Courtesy of Cameron Kerr

Somehow the wreckage didn’t feel destructive and the profanity didn’t feel vulgar. They felt triumphant. “Fuck bicker, drink beer!” was a Cloister officer’s rallying cry from the top of the Mercury during its final moments of life.

Courtesy of Cameron Kerr

Then 200 of his closest friends began laying into the “Fuck Harvard” and “Fuck Yale” labels graffitied onto the doors.
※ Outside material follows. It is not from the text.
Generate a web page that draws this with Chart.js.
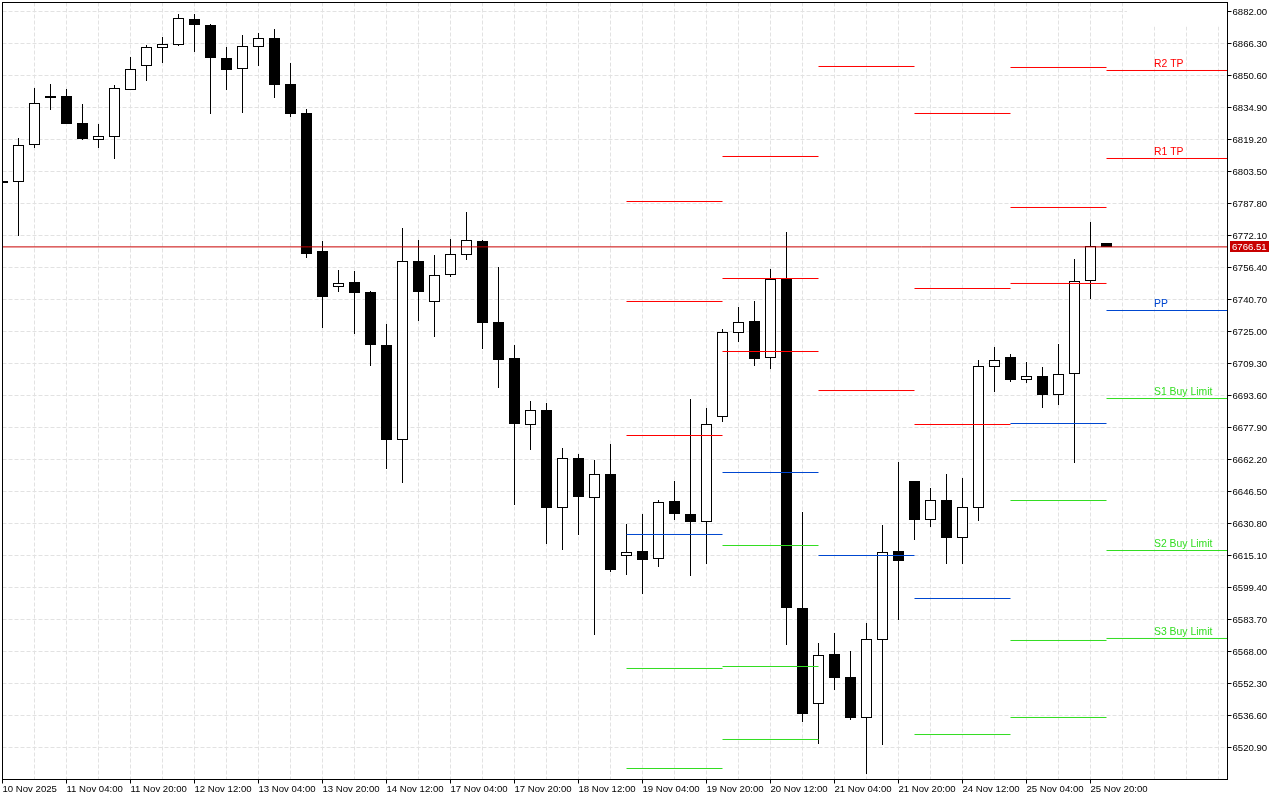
<!DOCTYPE html>
<html>
<head>
<meta charset="utf-8">
<style>html,body{margin:0;padding:0;background:#fff}canvas{display:block}</style>
<script src="https://cdn.jsdelivr.net/npm/chart.js@4/dist/chart.umd.min.js"></script>
</head>
<body>
<canvas id="c" width="1280" height="800"></canvas>
<script>
const highs = [6798.84,6819.94,6844.46,6846.43,6843.97,6836.62,6826.80,6845.94,6859.67,6865.56,6869.49,6880.77,6880.77,6875.86,6864.58,6870.47,6871.45,6873.41,6856.73,6834.16,6769.40,6755.18,6754.69,6744.87,6728.67,6775.78,6769.89,6762.54,6770.39,6783.63,6769.89,6756.65,6718.37,6690.90,6689.92,6667.84,6664.90,6661.95,6669.80,6630.55,6635.46,6642.33,6651.65,6691.88,6687.46,6726.22,6737.02,6739.96,6755.67,6773.82,6636.44,6572.17,6577.08,6568.25,6581.99,6630.06,6660.97,6651.65,6648.21,6655.08,6653.12,6711.01,6717.39,6713.96,6710.03,6707.58,6718.86,6760.57,6778.73,6768.42];
const opens = [6798.84,6798.35,6816.50,6840.54,6840.54,6827.30,6818.95,6820.43,6843.48,6855.26,6864.09,6865.56,6878.32,6875.37,6859.18,6853.79,6864.58,6869.00,6846.43,6832.20,6764.50,6746.84,6749.29,6744.38,6718.37,6671.76,6759.59,6739.47,6752.72,6762.54,6769.40,6729.66,6711.99,6679.12,6686.48,6638.40,6662.93,6643.31,6655.08,6614.85,6617.31,6613.38,6641.84,6635.46,6631.54,6683.05,6724.26,6730.15,6711.99,6750.76,6589.34,6542.24,6566.78,6555.49,6535.37,6573.64,6617.31,6651.65,6632.52,6642.33,6623.69,6638.40,6707.58,6712.48,6701.20,6703.16,6693.84,6704.14,6749.78,6768.42];
const closes = [6797.86,6816.50,6837.11,6839.56,6826.80,6819.45,6820.92,6844.46,6853.79,6864.58,6866.05,6878.81,6875.37,6859.18,6853.30,6865.07,6869.00,6845.94,6831.71,6763.03,6741.93,6748.80,6743.89,6718.37,6671.76,6759.59,6744.38,6752.72,6763.03,6769.89,6729.17,6711.01,6679.61,6686.48,6638.40,6662.93,6643.80,6655.08,6607.99,6616.82,6612.89,6641.35,6635.46,6631.54,6679.61,6724.75,6729.66,6711.50,6750.76,6589.34,6537.33,6566.29,6555.00,6535.37,6574.14,6616.82,6612.40,6632.52,6642.33,6623.69,6638.90,6708.07,6711.01,6701.20,6703.16,6693.84,6704.14,6749.78,6766.95,6766.51];
const lows = [6797.86,6771.86,6815.03,6833.67,6826.80,6818.95,6815.03,6809.63,6843.48,6847.90,6856.73,6865.07,6862.13,6831.71,6843.48,6832.20,6855.26,6839.56,6830.24,6761.06,6726.71,6744.38,6723.77,6708.07,6657.54,6650.67,6730.15,6722.30,6751.74,6760.08,6716.41,6697.27,6639.88,6666.86,6620.74,6617.80,6625.16,6576.10,6607.00,6605.53,6596.21,6609.46,6632.52,6605.04,6610.93,6680.60,6719.84,6708.07,6706.60,6571.19,6533.41,6522.61,6549.11,6534.39,6507.89,6522.12,6583.46,6622.70,6629.08,6610.93,6610.93,6632.03,6695.31,6700.22,6699.73,6687.46,6688.94,6660.48,6740.95,6766.46];

const xTickLabels = ['10 Nov 2025','11 Nov 04:00','11 Nov 20:00','12 Nov 12:00','13 Nov 04:00','13 Nov 20:00','14 Nov 12:00','17 Nov 04:00','17 Nov 20:00','18 Nov 12:00','19 Nov 04:00','19 Nov 20:00','20 Nov 12:00','21 Nov 04:00','21 Nov 20:00','24 Nov 12:00','25 Nov 04:00','25 Nov 20:00'];
const yTickValues = [6882.00,6866.30,6850.60,6834.90,6819.20,6803.50,6787.80,6772.10,6756.40,6740.70,6725.00,6709.30,6693.60,6677.90,6662.20,6646.50,6630.80,6615.10,6599.40,6583.70,6568.00,6552.30,6536.60,6520.90];

const currentPrice = 6766.51;
const levelStarts = [39,45,51,57,63,69];
const levelEnds = [45,51,57,63,69,76.5625];
const redLevels = [[6788.78,6739.72,6673.97],[6810.86,6751.00,6715.18],[6855.02,6696.04],[6831.96,6746.09,6679.37],[6854.53,6785.84,6748.56],[6853.06,6809.88]];
const blueLevels = [[6625.41],[6655.82],[6615.10],[6594.00],[6679.86],[6735.30]];
const greenLevels = [[6559.66,6510.59],[6620.00,6560.64,6524.83],[],[6527.27],[6642.08,6573.40,6535.62],[6692.12,6617.55,6574.39]];
const levelLabelTexts = ['R2 TP','R1 TP','PP','S1 Buy Limit','S2 Buy Limit','S3 Buy Limit'];
const levelLabelValues = [6853.06,6809.88,6735.30,6692.12,6617.55,6574.39];
const levelLabelKinds = ['red','red','blue','green','green','green'];

const COLORS = {red:'#ff0000', blue:'#0047d0', green:'#33dd22', price:'#c80000', grid:'#e2e2e2'};
const FONT = '9.6px "Liberation Sans", sans-serif';
const LABEL_FONT = '10.4px "Liberation Sans", sans-serif';
const LABEL_INDEX = 72;

function levelDatasets(levels, color){
  const out = [];
  levels.forEach((vals, col) => vals.forEach(v => out.push({
    type:'line', data:[{x:levelStarts[col],y:v},{x:levelEnds[col],y:v}],
    borderColor:color, borderWidth:1, pointRadius:0, tension:0, fill:false, order:1
  })));
  return out;
}

const wickData = highs.map((h,i)=>({x:i,y:[lows[i],h]}));
const bodyData = opens.map((o,i)=>({x:i,y:[o,closes[i]]}));

const hiddenBox = {
  id:'hiddenBox',
  beforeDatasetsDraw(chart){
    const {ctx,chartArea:a,scales:{x,y}} = chart;
    const l = Math.round(x.getPixelForValue(70.3));
    const b = Math.round(y.getPixelForValue(6875.1));
    ctx.save(); ctx.fillStyle='#fff'; ctx.fillRect(l,a.top+0.5,a.right-l-0.5,b-a.top); ctx.restore();
  }
};
const overlay = {
  id:'overlay',
  afterDatasetsDraw(chart){
    const {ctx,chartArea:a,scales:{x,y}} = chart;
    ctx.save();
    ctx.strokeStyle='#000'; ctx.lineWidth=1;
    ctx.strokeRect(a.left,a.top,a.right-a.left,a.bottom-a.top);
    ctx.font = LABEL_FONT; ctx.textAlign='left'; ctx.textBaseline='alphabetic';
    levelLabelTexts.forEach((t,i)=>{
      ctx.fillStyle = COLORS[levelLabelKinds[i]];
      ctx.fillText(t, x.getPixelForValue(LABEL_INDEX)-0.5, Math.floor(y.getPixelForValue(levelLabelValues[i]))-3);
    });
    ctx.font = FONT;
    const py = Math.floor(y.getPixelForValue(currentPrice));
    ctx.fillStyle = COLORS.price;
    ctx.fillRect(Math.floor(a.right)+3, py-5, 39, 11);
    ctx.fillStyle='#fff';
    ctx.fillText(currentPrice.toFixed(2), Math.floor(a.right)+5, py+3.5);
    ctx.restore();
  }
};

new Chart(document.getElementById('c'),{
  type:'bar',
  data:{datasets:[
    {data:wickData, backgroundColor:'#000', borderWidth:0, maxBarThickness:1, barPercentage:1, categoryPercentage:1, grouped:false, inflateAmount:0, order:5},
    {data:bodyData, backgroundColor:c=>closes[c.dataIndex]>=opens[c.dataIndex]?'#fff':'#000', borderColor:'#000', borderWidth:1, borderSkipped:false, maxBarThickness:11, barPercentage:1, categoryPercentage:1, grouped:false, inflateAmount:0, order:4},
    ...levelDatasets(redLevels,COLORS.red),
    ...levelDatasets(blueLevels,COLORS.blue),
    ...levelDatasets(greenLevels,COLORS.green),
    {type:'line', data:[{x:0,y:currentPrice},{x:76.5625,y:currentPrice}], borderColor:COLORS.price, borderWidth:1, pointRadius:0, tension:0, order:0}
  ]},
  plugins:[hiddenBox,overlay],
  options:{
    responsive:false, animation:false, devicePixelRatio:1,
    layout:{autoPadding:false,padding:{left:2.5,top:2.5,right:0,bottom:0}},
    plugins:{legend:{display:false},tooltip:{enabled:false}},
    scales:{
      x:{
        type:'linear', position:'bottom', min:0, max:76.5625, offset:false,
        afterFit(s){s.height=20.5;s.paddingLeft=0;s.paddingRight=0;s.paddingTop=0;s.paddingBottom=0;},
        afterBuildTicks(s){const t=[];for(let v=0;v<=76;v+=2)t.push({value:v});s.ticks=t;},
        grid:{offset:false,color:COLORS.grid,lineWidth:1,tickLength:4,
          tickColor:c=>(c.tick&&c.tick.value%4===0&&c.tick.value<=68)?'#000':'rgba(0,0,0,0)',tickBorderDash:[]},
        border:{color:'#000',width:1,dash:[4,2]},
        ticks:{autoSkip:false,maxRotation:0,minRotation:0,align:'start',padding:0,color:'#000',font:{family:'"Liberation Sans", sans-serif',size:9.6},
          callback:v=>(v%4===0&&xTickLabels[v/4])||''}
      },
      y:{
        type:'linear', position:'right', min:6505.2, max:6886.415625,
        afterFit(s){s.width=52.5;s.paddingLeft=0;s.paddingRight=0;s.paddingTop=0;s.paddingBottom=0;},
        afterBuildTicks(s){s.ticks=yTickValues.map(v=>({value:v}));},
        grid:{color:COLORS.grid,lineWidth:1,tickLength:4,tickColor:'#000',tickBorderDash:[]},
        border:{color:'#000',width:1,dash:[4,2]},
        ticks:{autoSkip:false,padding:1,labelOffset:1,color:'#000',font:{family:'"Liberation Sans", sans-serif',size:9.6},
          callback:v=>v.toFixed(2)}
      }
    }
  }
});
</script>
</body>
</html>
It was like watching an uncensored, unwarranted version of the University’s traditional Harvard-Yale bonfire.

The footage is simultaneously the least-Princeton and most-Princeton thing you’ll see for a long time: a bunch of degenerate college kids shirking their academic duties to be destructive–but wearing goggles while they do it, taking carefully-timed turns in the destruction, and sweeping up after themselves intermittently; a crew of 20-something dudes riding around in a spray-painted ’99 Nissan–en route to their mansion where it will become a prop in a wealth-fueled celebration of contrived irony.

It’s the kind of thing that would almost make you forget you dropped $42,000/year sending your kid to a school with a $23 billion endowment.